Monday, 7 July 2008

Today, former members of the disbanded "Information Age Government Group" met to consider the detailed remit, governance and relationships for its replacement, with the short paper agreed by Policy Development that was agreed by the Board as its starting point. The name for the new Group was agreed as "Socitm Futures". The minutes of the meeting will be published in full in the Members' Area of the Socitm web-site. (Incidentally, the minutes of the last Board Meeting will be published today.)

The detailed terms of reference for the Group will be written-up and published shortly.

Having decided on how the Group will operate, we turned our attention to the initial areas for policy development. The highest priorities were considered to be data security, societal engagement through ICT and Green IT, but the full list of initial topics is as follows.

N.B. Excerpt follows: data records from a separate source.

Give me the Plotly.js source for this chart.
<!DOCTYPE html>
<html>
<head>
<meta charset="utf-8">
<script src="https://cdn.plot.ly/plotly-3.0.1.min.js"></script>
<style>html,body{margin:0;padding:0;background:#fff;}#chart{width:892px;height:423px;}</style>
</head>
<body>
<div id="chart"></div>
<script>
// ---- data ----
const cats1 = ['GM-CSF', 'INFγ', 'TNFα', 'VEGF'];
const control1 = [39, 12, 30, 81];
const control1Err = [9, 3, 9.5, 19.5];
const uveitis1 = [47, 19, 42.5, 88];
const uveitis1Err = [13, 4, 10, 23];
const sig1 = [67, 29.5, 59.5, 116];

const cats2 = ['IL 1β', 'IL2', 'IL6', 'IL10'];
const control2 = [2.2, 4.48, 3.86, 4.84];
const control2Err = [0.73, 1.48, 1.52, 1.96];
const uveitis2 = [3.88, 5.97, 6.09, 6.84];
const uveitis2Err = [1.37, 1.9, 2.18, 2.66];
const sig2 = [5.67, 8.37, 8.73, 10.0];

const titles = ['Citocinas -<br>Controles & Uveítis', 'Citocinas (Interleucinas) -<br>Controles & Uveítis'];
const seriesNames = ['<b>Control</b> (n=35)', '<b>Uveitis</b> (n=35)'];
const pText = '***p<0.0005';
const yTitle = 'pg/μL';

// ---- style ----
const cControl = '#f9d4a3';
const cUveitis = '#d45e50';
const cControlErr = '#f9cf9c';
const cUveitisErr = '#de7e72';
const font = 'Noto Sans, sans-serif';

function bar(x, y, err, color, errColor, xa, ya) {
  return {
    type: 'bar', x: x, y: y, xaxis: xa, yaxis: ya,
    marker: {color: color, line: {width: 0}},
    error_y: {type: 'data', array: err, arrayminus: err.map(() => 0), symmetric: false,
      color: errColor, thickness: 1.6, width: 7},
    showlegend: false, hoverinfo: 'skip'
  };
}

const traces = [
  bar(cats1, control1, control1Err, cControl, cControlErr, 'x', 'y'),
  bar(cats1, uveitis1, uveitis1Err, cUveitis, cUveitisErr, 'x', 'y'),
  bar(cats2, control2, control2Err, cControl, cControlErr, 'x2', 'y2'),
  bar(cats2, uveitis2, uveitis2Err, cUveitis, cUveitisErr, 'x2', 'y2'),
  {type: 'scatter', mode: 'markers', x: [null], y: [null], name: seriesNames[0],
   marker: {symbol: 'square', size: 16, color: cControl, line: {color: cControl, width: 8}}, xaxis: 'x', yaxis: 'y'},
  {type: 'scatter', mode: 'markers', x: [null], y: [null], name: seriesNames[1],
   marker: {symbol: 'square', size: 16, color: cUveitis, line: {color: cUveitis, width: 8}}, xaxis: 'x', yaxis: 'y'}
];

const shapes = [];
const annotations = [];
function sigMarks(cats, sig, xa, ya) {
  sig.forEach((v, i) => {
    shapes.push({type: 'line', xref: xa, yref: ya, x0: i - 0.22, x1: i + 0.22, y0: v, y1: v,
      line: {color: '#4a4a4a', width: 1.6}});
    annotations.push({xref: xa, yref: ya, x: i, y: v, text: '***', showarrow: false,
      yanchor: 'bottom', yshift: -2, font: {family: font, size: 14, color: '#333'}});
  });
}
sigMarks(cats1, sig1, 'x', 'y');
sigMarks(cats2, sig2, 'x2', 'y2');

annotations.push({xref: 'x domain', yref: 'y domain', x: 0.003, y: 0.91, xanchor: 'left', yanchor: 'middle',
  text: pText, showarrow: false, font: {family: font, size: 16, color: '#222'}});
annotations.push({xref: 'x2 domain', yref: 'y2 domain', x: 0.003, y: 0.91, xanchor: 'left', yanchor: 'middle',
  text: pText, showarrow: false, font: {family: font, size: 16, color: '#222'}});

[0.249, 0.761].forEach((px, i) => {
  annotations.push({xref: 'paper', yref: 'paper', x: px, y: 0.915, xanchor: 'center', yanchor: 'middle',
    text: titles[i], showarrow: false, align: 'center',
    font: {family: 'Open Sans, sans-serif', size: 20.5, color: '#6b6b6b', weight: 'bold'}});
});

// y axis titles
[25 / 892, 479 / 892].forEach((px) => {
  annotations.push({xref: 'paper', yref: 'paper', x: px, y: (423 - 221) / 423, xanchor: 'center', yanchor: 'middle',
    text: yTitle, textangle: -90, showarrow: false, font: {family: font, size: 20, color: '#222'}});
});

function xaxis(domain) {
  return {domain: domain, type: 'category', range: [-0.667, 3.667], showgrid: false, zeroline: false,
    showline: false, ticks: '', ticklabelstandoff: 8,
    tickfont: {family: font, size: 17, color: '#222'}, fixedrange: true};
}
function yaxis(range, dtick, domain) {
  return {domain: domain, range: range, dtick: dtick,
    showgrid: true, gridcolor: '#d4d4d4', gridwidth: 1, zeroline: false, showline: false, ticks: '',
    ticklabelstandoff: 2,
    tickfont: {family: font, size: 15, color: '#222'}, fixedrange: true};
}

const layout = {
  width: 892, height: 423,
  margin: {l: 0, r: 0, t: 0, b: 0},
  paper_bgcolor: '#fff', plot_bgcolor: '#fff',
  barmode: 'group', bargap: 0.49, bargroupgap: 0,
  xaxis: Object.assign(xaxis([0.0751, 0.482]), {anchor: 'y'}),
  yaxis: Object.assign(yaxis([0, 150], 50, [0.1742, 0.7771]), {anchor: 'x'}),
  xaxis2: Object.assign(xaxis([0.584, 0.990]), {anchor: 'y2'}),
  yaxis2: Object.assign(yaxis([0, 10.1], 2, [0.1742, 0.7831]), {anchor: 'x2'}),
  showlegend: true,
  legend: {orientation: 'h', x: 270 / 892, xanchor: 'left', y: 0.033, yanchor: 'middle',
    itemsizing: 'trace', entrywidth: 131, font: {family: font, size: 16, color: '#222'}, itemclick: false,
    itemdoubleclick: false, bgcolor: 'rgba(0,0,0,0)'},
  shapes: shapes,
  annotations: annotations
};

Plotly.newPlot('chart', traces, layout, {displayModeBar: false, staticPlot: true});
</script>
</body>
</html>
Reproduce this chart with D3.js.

Further suggestions from members will be welcomed.
  • Information Assurance/Governance and Compliance The role of Local Government - Support for the well-being agenda.
  • MSA (Mapping Services Agreement) and associated topics.
  • Shared Services front/back office + governance/compliance/procurement etc.
  • LAA issues - Guidance good practice etc.
    Information Sharing
  • Green ICT + Sustainability
  • Remote/mobile/flexible/home working
  • Public Sector Network interconnects (GCSx/GSI/CJIT/N3/PNN etc) Identity Management and Authentication (Employees and Citizens) Resilience & Continuity.


I chaired today's meeting, but it was agreed that those present would continue to serve on the Group and Glyn Evans (who previously chaired SIAG) would chair future meetings pending confirmation by the National Advisory Council, which I now need to arrange. I will shortly be writing to invite all nominees for NAC membership to its first meeting (ensuring all Socitm regions and public sector constituencies are represented) to its first meeting. In view of the fact that we're now getting into the holiday period, I plan to make this the end of summer – 23rd September is the date I have in-mind.


There was some discussion of why Socitm should articulate policies, and agreement that this is essential to provide clear direction and advice to our membership. The fact that the Society has been extremely active in developing the Information Assurance process, with Government, for four years, but has not developed its own policy, for me, illustrates the requirement. We must capitalise on all this research and experience to develop policy on behalf of our membership, starting out with the sort of Vision and commitments I described in my 4th June blog.



Our activity in this area also serves to illustrate the amount of good work that Socitm undertakes "in the background" – although I think we need to publicise this more! Socitm through SIAG joined the Cabinet Office GIPSI (General Information Assurance Products and Services Group) - a pan-Government Cabinet Office Security group.



This group has become the National Information Assurance Forum see:
http://www.cabinetoffice.gov.uk/csia/niaf.aspx


NIAF has been involved in the drafting of the National Information Assurance Strategy: http://www.cabinetoffice.gov.uk/csia/national_ia_strategy.aspx which has a Local Government delivery approach, drafted after detailed work and consultation with Socitm.


The Data handling review: http://www.cabinetoffice.gov.uk/newsroom/statements/071123_data.aspx has involved Socitm through the LGA (Local Government Association) to work on producing a set of Data Handling guidelines for Local Authorities; these will be published by the end of the summer. We have also been involved with the Department of Health (DoH) working on producing an integrated version of the Information Governance toolkit, The DoH are also reviewing their information strategy around adult social care. Socitm is involved in the work of that group: https://govx.socitm.gov.uk/spaces/igtoolkit/


We continue to support the National Local Authority Warning, Advice and Reporting Point programme: www.nlawarp.gov.uk which is now helping pull all of this work together.